From the listing below, restate word for word the lines from the line containing "Reproduce this diagram with TikZ." down through the line containing "(hedonic) at (151,77)". Exclude pictures.

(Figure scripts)
★ ★ ★ ★ ★

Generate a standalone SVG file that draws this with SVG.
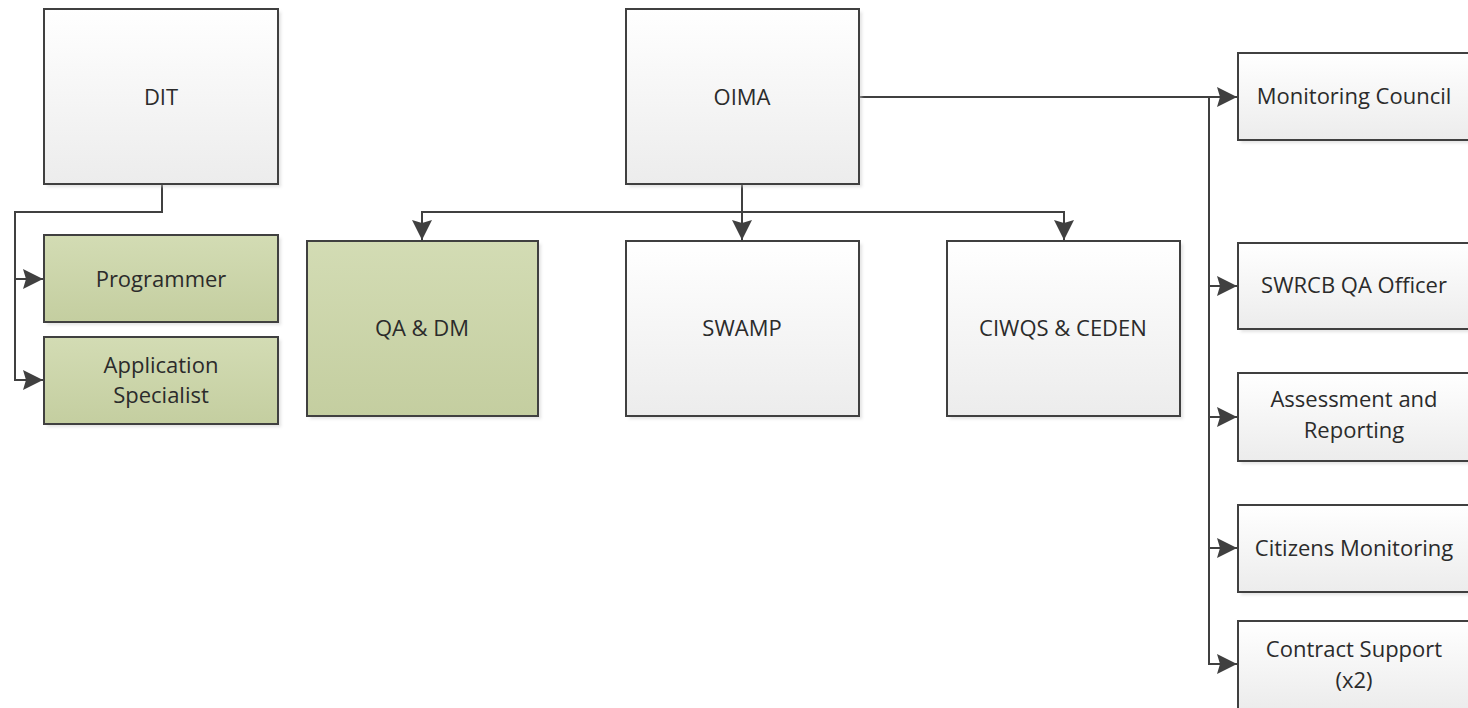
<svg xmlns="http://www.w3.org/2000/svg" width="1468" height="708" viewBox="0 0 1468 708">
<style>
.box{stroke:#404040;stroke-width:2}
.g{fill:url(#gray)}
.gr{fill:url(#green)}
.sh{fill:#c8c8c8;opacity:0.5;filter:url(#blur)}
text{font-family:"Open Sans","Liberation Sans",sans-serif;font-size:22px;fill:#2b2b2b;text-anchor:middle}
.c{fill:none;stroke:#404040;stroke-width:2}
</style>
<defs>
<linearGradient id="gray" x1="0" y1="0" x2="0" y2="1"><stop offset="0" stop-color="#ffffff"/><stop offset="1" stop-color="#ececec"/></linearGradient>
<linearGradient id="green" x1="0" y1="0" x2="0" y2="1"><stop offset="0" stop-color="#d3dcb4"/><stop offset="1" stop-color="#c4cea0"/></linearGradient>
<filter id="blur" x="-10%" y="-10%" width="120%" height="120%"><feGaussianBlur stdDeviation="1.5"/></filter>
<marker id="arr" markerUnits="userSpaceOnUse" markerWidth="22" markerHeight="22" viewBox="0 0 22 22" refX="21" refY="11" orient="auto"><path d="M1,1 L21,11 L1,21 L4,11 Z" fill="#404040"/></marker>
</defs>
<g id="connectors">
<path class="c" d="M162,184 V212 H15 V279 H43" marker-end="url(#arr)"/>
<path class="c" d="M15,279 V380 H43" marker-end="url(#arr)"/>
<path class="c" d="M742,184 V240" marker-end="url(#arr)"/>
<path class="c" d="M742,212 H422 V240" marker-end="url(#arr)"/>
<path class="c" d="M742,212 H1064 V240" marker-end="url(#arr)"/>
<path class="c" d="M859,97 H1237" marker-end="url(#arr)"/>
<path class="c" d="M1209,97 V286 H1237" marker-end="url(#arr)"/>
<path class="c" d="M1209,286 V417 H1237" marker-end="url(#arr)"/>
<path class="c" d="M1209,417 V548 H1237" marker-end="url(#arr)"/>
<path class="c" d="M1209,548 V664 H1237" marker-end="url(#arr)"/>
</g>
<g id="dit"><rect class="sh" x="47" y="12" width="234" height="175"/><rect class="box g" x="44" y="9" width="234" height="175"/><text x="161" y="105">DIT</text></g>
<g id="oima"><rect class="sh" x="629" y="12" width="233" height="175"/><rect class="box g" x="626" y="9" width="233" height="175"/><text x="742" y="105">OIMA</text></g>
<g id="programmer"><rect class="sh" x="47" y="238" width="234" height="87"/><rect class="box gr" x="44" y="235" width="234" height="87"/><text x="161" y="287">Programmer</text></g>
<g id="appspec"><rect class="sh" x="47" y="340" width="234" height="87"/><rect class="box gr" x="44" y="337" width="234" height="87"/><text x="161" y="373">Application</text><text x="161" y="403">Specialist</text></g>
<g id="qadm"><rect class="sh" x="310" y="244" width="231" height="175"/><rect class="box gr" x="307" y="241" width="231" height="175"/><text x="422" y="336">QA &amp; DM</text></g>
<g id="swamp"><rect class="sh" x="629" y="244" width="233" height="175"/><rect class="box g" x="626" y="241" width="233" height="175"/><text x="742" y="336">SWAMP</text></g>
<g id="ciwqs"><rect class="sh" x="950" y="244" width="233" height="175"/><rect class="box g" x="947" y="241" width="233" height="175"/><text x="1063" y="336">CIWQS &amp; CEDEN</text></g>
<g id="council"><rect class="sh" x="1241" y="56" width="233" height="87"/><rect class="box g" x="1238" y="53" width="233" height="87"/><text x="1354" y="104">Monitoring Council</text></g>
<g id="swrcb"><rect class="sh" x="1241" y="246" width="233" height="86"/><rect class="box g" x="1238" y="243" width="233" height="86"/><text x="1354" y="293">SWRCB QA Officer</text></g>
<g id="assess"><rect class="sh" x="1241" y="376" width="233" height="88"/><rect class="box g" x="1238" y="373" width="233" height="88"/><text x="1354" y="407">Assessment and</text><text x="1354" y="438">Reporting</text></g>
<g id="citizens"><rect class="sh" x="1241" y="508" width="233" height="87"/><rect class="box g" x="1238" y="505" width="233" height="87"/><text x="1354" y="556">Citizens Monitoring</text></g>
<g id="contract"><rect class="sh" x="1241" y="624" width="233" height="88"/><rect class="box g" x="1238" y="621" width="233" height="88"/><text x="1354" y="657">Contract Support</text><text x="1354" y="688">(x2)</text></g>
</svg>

★ ★ ★ ★ ★

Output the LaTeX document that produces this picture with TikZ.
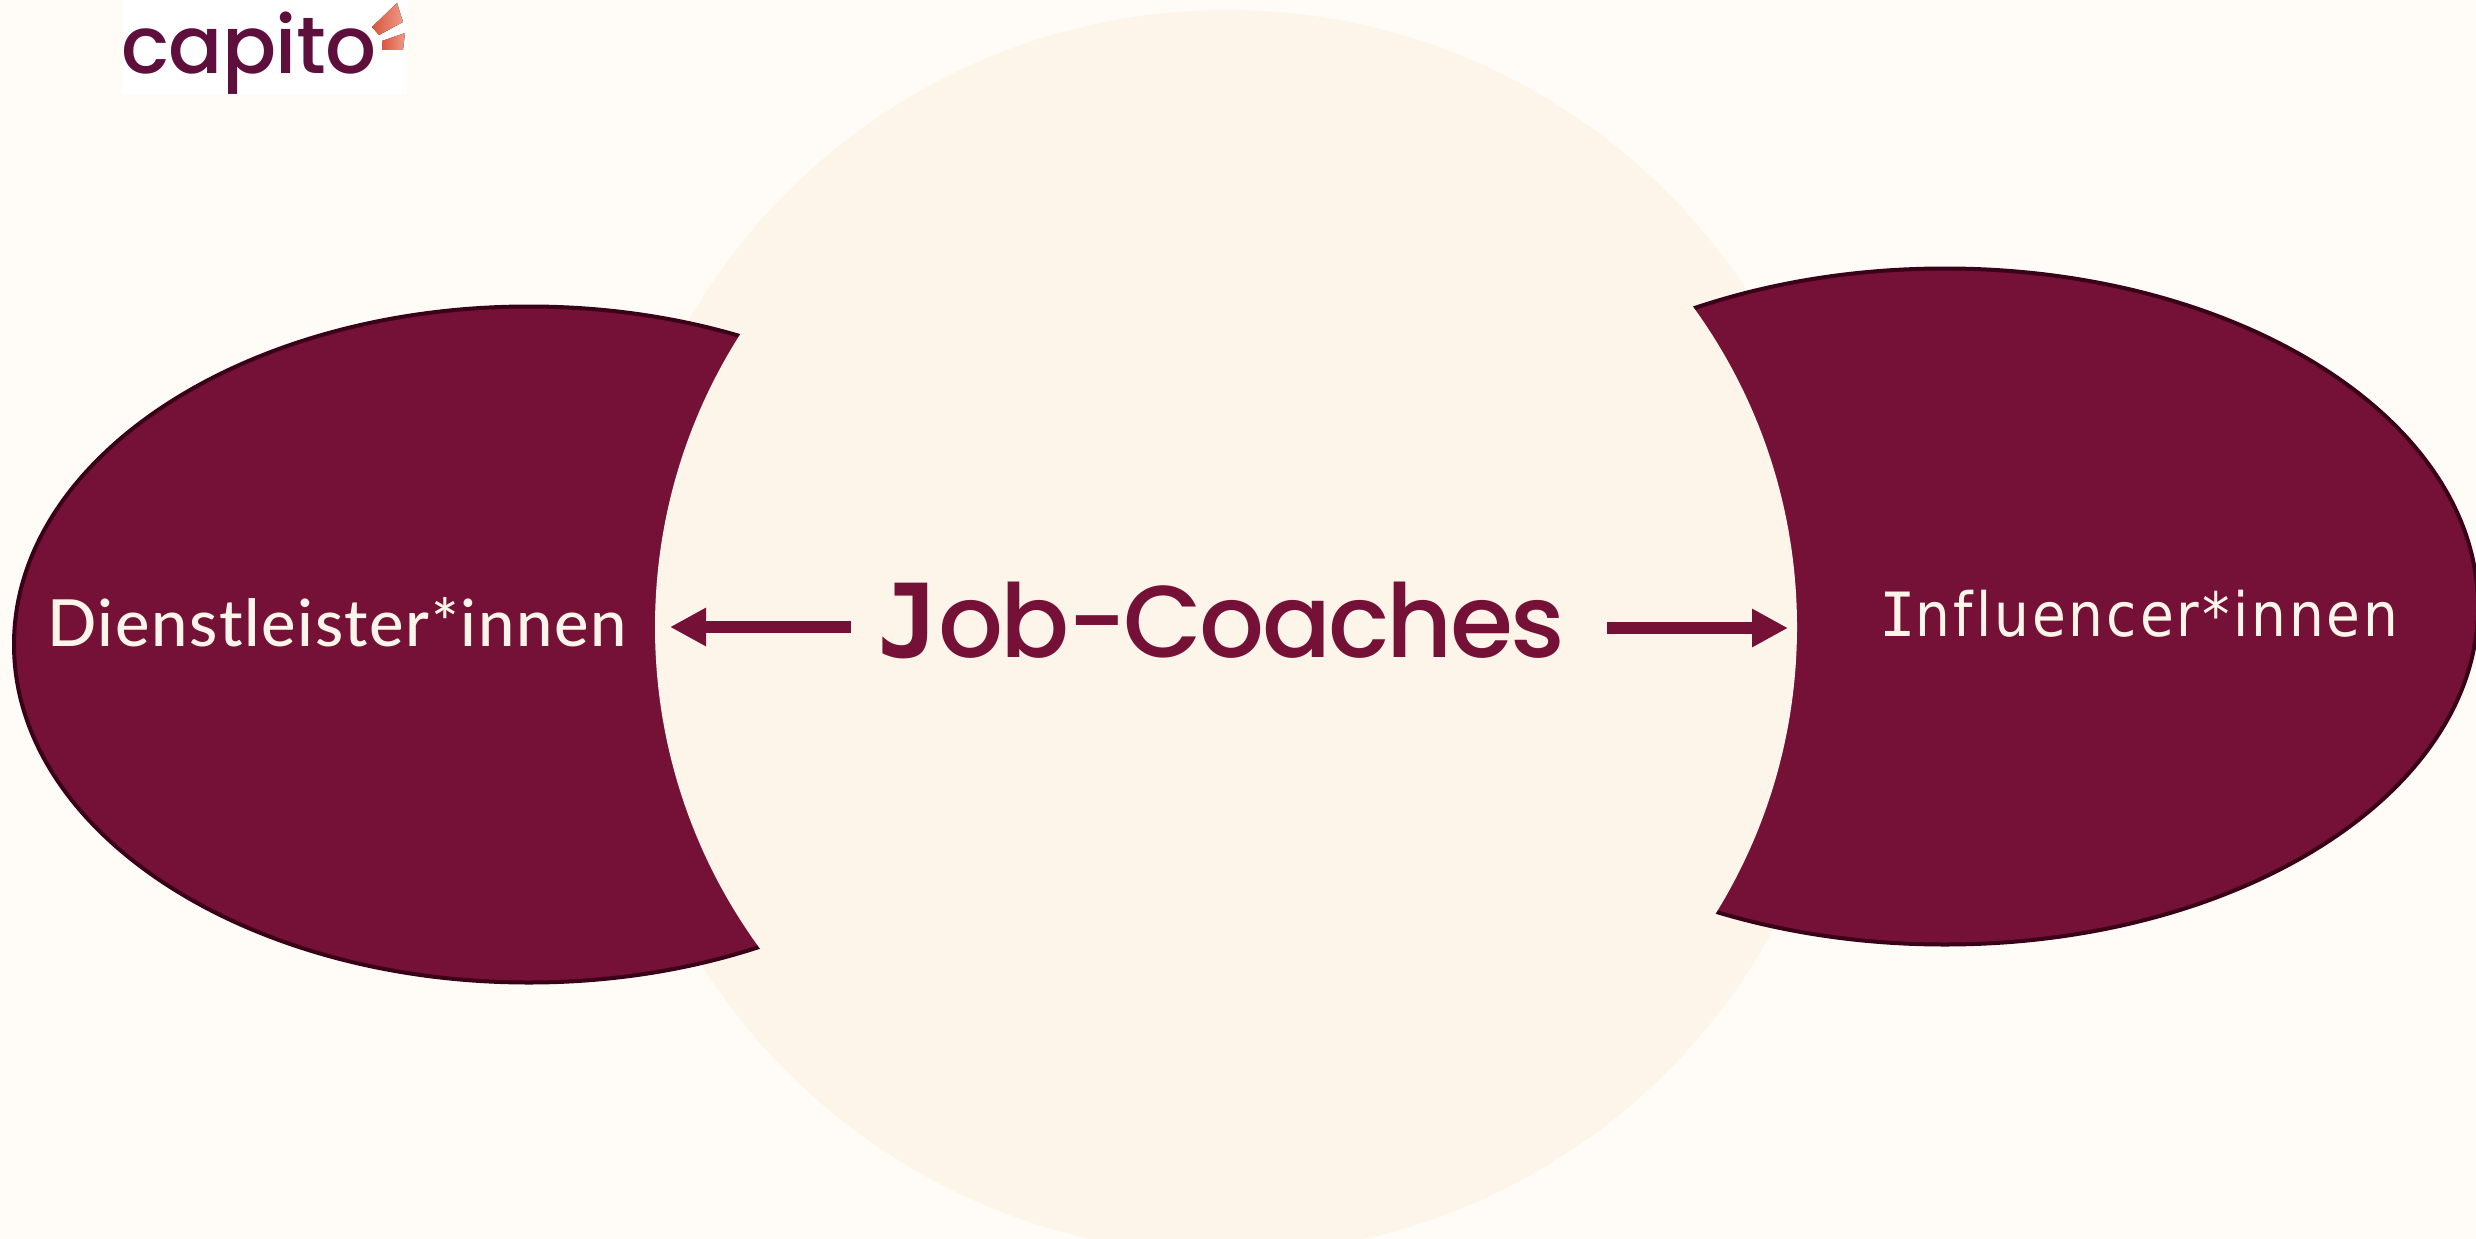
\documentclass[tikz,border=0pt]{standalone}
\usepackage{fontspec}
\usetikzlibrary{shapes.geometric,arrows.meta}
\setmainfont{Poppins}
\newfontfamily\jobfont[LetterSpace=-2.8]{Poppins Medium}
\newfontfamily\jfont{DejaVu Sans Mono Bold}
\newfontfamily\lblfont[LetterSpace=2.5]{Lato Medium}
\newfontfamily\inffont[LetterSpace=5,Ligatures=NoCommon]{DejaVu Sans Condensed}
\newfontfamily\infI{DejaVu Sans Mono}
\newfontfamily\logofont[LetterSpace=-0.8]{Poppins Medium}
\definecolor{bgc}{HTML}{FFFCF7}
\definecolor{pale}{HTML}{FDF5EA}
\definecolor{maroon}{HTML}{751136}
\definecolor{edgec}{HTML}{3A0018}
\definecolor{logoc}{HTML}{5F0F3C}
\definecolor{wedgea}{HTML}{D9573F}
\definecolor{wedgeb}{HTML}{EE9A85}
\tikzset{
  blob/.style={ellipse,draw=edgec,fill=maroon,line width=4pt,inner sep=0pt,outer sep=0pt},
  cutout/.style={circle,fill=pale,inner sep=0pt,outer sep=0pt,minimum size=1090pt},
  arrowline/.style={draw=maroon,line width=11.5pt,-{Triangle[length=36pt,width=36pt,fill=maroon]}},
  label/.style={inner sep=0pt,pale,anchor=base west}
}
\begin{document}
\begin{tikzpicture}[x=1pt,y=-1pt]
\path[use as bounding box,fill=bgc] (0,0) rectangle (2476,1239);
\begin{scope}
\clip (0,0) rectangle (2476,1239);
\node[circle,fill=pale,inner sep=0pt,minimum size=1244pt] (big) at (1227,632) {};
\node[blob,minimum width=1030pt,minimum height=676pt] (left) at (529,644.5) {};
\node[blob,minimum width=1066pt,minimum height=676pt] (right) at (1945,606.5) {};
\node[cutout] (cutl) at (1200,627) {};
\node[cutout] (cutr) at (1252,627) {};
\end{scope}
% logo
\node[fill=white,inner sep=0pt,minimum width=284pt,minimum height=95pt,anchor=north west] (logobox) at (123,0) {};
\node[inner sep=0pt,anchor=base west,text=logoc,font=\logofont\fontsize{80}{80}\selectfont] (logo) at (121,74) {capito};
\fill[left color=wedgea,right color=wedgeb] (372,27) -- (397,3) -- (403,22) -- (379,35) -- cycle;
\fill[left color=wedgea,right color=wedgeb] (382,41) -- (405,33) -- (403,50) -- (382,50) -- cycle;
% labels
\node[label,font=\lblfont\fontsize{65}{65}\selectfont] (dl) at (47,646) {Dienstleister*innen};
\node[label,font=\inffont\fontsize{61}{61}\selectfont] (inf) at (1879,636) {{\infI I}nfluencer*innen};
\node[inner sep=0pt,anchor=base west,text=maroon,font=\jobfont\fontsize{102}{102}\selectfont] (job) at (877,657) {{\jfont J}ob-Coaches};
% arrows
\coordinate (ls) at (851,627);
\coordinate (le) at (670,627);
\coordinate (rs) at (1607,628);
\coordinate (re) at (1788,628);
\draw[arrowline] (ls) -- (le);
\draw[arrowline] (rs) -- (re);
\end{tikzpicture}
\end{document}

★ ★ ★ ★ ★

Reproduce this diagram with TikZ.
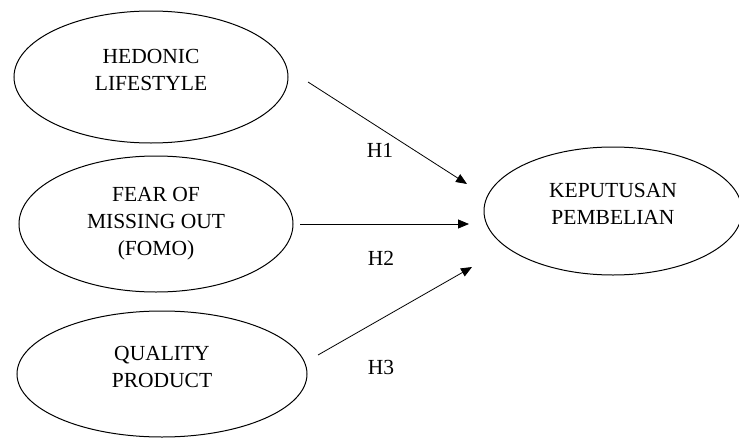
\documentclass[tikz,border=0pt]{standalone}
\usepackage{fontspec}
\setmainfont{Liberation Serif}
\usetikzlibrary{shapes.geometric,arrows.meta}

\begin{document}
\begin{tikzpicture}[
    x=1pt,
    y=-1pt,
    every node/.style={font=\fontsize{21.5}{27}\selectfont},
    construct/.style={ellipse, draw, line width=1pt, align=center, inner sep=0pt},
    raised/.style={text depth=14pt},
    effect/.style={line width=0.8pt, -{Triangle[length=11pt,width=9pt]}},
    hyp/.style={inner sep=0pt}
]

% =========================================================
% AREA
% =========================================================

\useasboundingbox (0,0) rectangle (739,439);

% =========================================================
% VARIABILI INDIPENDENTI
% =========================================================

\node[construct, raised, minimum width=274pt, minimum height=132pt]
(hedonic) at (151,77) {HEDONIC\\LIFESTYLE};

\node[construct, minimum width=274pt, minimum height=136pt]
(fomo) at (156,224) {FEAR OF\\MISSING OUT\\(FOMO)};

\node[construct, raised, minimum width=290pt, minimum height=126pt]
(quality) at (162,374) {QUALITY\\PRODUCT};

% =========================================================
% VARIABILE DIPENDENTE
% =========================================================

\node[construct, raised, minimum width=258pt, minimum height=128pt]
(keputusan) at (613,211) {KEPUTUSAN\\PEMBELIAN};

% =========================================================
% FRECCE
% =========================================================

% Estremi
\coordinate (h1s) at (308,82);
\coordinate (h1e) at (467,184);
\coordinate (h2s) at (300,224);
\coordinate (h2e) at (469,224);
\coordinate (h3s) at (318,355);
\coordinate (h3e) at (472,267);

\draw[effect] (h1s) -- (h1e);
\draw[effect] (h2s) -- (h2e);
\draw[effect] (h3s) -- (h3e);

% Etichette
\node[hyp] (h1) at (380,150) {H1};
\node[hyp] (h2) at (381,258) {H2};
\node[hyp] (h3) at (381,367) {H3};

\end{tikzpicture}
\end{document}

★ ★ ★ ★ ★

Result of the exercise:
Reproduce this diagram with TikZ.
\documentclass[tikz,border=0pt]{standalone}
\usepackage{fontspec}
\setmainfont{Liberation Serif}
\usetikzlibrary{shapes.geometric,arrows.meta}

\begin{document}
\begin{tikzpicture}[
    x=1pt,
    y=-1pt,
    every node/.style={font=\fontsize{21.5}{27}\selectfont},
    construct/.style={ellipse, draw, line width=1pt, align=center, inner sep=0pt},
    raised/.style={text depth=14pt},
    effect/.style={line width=0.8pt, -{Triangle[length=11pt,width=9pt]}},
    hyp/.style={inner sep=0pt}
]

% =========================================================
% AREA
% =========================================================

\useasboundingbox (0,0) rectangle (739,439);

% =========================================================
% VARIABILI INDIPENDENTI
% =========================================================

\node[construct, raised, minimum width=274pt, minimum height=132pt]
(hedonic) at (151,77) {HEDONIC\\LIFESTYLE};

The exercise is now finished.